Between Cathar Country and Catalan Region.
All roads lead to Belesta… Whether you are travelling from Millas or the Agly valley, passing not far from the summit of Força Real from which you can enjoy stunning views of Roussillon
Bélesta de La Frontière watches over the Roussillon Plain. The delightful small village formerly marked the frontier between the kingdoms of France and Aragon before the annexation of Roussillon to the kingdom of France under the Treaty of the Pyrenees. A walk around the village will allow you to discover traces of the frontier still visible thanks to boundary posts.
At a height of 370 metres, Bélesta de La Frontière is a picturesque, charming village dominating the garrigue, the white, black, grey, red and ochre rock, and the vineyards.
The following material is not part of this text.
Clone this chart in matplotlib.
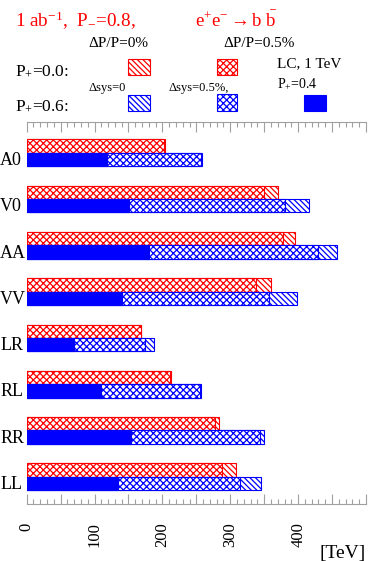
import numpy as np
import matplotlib
matplotlib.use('Agg')
import matplotlib.pyplot as plt
from matplotlib.patches import Rectangle

matplotlib.rcParams.update({'font.family': 'Liberation Serif',
                            'mathtext.fontset': 'custom',
                            'mathtext.rm': 'Liberation Serif',
                            'mathtext.it': 'Liberation Serif:italic',
                            'hatch.linewidth': 0.9})

#Data [TeV]
models = ['A0', 'V0', 'AA', 'VV', 'LR', 'RL', 'RR', 'LL']
# P+=0.0, dP/P=0% and 0.5%
red_dp0 = [204, 370, 395, 360, 169, 212, 283, 308]
red_dp05 = [203, 350, 378, 338, 168, 211, 278, 288]
# P+=0.6, dsys=0 and 0.5%
blue_sys0 = [258, 416, 458, 398, 187, 257, 349, 345]
blue_sys05 = [257, 380, 430, 357, 175, 256, 344, 314]
# P+=0.4
blue_p04 = [118, 151, 180, 141, 69, 110, 153, 134]

W, H = 369, 561
red = '#ff0000'
blue = '#0000ff'
grey = '#a0a0a0'
diag = '\\' * 6
cross = 'x' * 5

def fx(x):
    return x / W

def fy(y):
    return 1 - y / H

fig = plt.figure(figsize=(W / 100, H / 100), dpi=100)
ax = fig.add_axes([fx(26.7), fy(504.3), fx(366) - fx(26.7), fy(122.3) - fy(504.3)])

pos = np.arange(len(models))
h = 0.29
y_red = pos + 0.512
y_blue = pos + 0.80

ax.barh(y_red, red_dp0, h, color='white', edgecolor=red, hatch=diag, linewidth=0.8)
ax.barh(y_red, red_dp05, h, color='white', edgecolor=red, hatch=cross, linewidth=0.8)
ax.barh(y_blue, blue_sys0, h, color='white', edgecolor=blue, hatch=diag, linewidth=0.8)
ax.barh(y_blue, blue_sys05, h, color='white', edgecolor=blue, hatch=cross, linewidth=0.8)
ax.barh(y_blue, blue_p04, h, color=blue, edgecolor=blue, linewidth=0.8)

ax.set_xlim(0, 500)
ax.set_ylim(8.25, 0)
for s in ['left', 'right']:
    ax.spines[s].set_visible(False)
for s in ['top', 'bottom']:
    ax.spines[s].set_color(grey)
    ax.spines[s].set_linewidth(0.8)

ax.set_xticks(np.arange(0, 501, 50))
ax.set_xticks(np.arange(0, 501, 10), minor=True)
ax.set_xticklabels([str(v) if v % 100 == 0 and v < 500 else '' for v in range(0, 501, 50)],
                   rotation=90, fontsize=12)
ax.tick_params(axis='x', which='both', direction='in', top=True, bottom=True, color=grey, width=0.8)
ax.tick_params(axis='x', which='major', length=7.2, pad=13)
ax.tick_params(axis='x', which='minor', length=3.6)

ax.set_yticks(pos + 0.78)
ax.set_yticklabels(models, fontsize=13, ha='left')
ax.tick_params(axis='y', length=0, pad=19.2)

fig.text(fx(366), fy(558), '[TeV]', fontsize=14, ha='right', va='baseline')

#Header
fig.text(fx(15), fy(26.7), r'1 ab$^{-1}$,  P$_{-}$=0.8,', color=red, fontsize=13.8, va='baseline')
fig.text(fx(195), fy(26.7), r'e$^{+}$e$^{-}$$\rightarrow$b $\bar{\mathrm{b}}$', color=red, fontsize=13.5, va='baseline')
fig.text(fx(88.3), fy(46.7), 'ΔP/P=0%', fontsize=11, va='baseline')
fig.text(fx(223), fy(46.7), 'ΔP/P=0.5%', fontsize=11, va='baseline')
fig.text(fx(15), fy(75), r'P$_{+}$=0.0:', fontsize=12.5, va='baseline')
fig.text(fx(15), fy(110), r'P$_{+}$=0.6:', fontsize=12.5, va='baseline')
fig.text(fx(88.3), fy(91), 'Δsys=0', fontsize=9, va='baseline')
fig.text(fx(168.3), fy(91), 'Δsys=0.5%,', fontsize=9, va='baseline')
fig.text(fx(277.3), fy(66.7), 'LC, 1 TeV', fontsize=11, va='baseline')
fig.text(fx(277.3), fy(87.3), r'P$_{+}$=0.4', fontsize=10, va='baseline')

#Legend boxes
def box(x0, y0, x1, y1, col, hatch=None, face='white'):
    r = Rectangle((fx(x0), fy(y1)), fx(x1) - fx(x0), fy(y0) - fy(y1), transform=fig.transFigure,
                  facecolor=face, edgecolor=col, hatch=hatch, linewidth=0.8)
    fig.add_artist(r)

box(128.3, 59.3, 150, 75, red, diag)
box(216.7, 59.3, 237.3, 75, red, cross)
box(128.3, 95, 150, 111, blue, diag)
box(216.7, 94.3, 237.3, 111, blue, cross)
box(304, 95, 325.7, 111, blue, None, blue)

plt.savefig('out.png', dpi=100)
On the hillside, facing south, the village is located in front of the majestic Mount Canigou, the emblematic mountain (2 784m) of the Eastern Pyrenees and symbol of the Catalans.
Castle-Museum of Prehistory
The medieval castle, now home to the Museum of Prehistory, dominates the village. Created following the discovery of a cave and numerous Neolithic artefacts in 1983, it retraces the history of that period.
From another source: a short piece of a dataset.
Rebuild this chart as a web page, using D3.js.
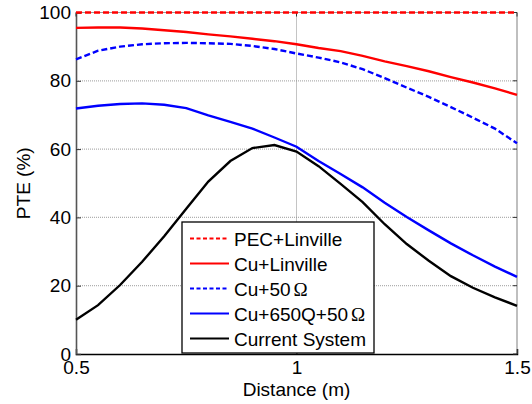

Art studio – Thierry Blaise
Sculptures, jewellery, items…
Don’t hesitate to visit the workshop of this former student in wood carving at Boulle school. The artist started working with a renowned antique dealer in Paris, and has rapidly become a designer in his turn.
Whether you are looking for green tourism or want to explore local environment, you will follow the bed of the stream, admire the fauna and flora of the Fenouillèdes, listen to the music of birds singing or the chirping of cicadas.
Moli del Vent dolmen
This is a tomb made up of a burial chamber called ‘cella’. It has upright slabs and a large stone access corridor. The construction is exceptionally preserved (- 2 500 years) since it is very rare to observe an almost in place tumulus with its flat stone walling.
Today they can be found at the limits of the territories of the towns of Bélesta and Ille-sur-Têt. They were used as landmarks when the system of land registration was created in the Napoleonic era. As they were in a perfect state of preservation, they would mark the existing frontier between France and Catalonia between 1258 (Treaty of Corbeil) and 1659 (Treaty of the Pyrenees).
In the Têt valley, halfway between the sea and the mountain, the site offers an amazing landscape of ‘fairy chimneys’. This is a unique landscape with coloured reliefs that water has sculpted in the clay and the sand that has been torn away from the Pyrenees. A one-hour walk will lead you inside this natural masterpiece.
Perpignan and the Palace of the Kings of Majorca
In Perpignan, the Palace of the Kings of Majorca was built by the Catalan King James II of Majorca. It is among the great palaces and fortresses built in the late Middle Ages. This is a jewel of Gothic architecture in Roussillon.
The Cathar castle of Peyrepertuse
Set high on a limestone defensive crag at an altitude of nearly 800m and over the garrigue and vineyards. It is among the most beautiful examples of Cathar fortresses. It was also one of the ‘Five Sons of Carcassonne’ and an important part of French border defence.
Collioure, the jewel of the Rocky Coast, enjoys an authentic setting and a preserved environment. At the foot of the Royal Castle, the small Catalan harbour is nestled in a sheltered rocky cove where the schistose Pyrenees meet the Mediterranean Sea.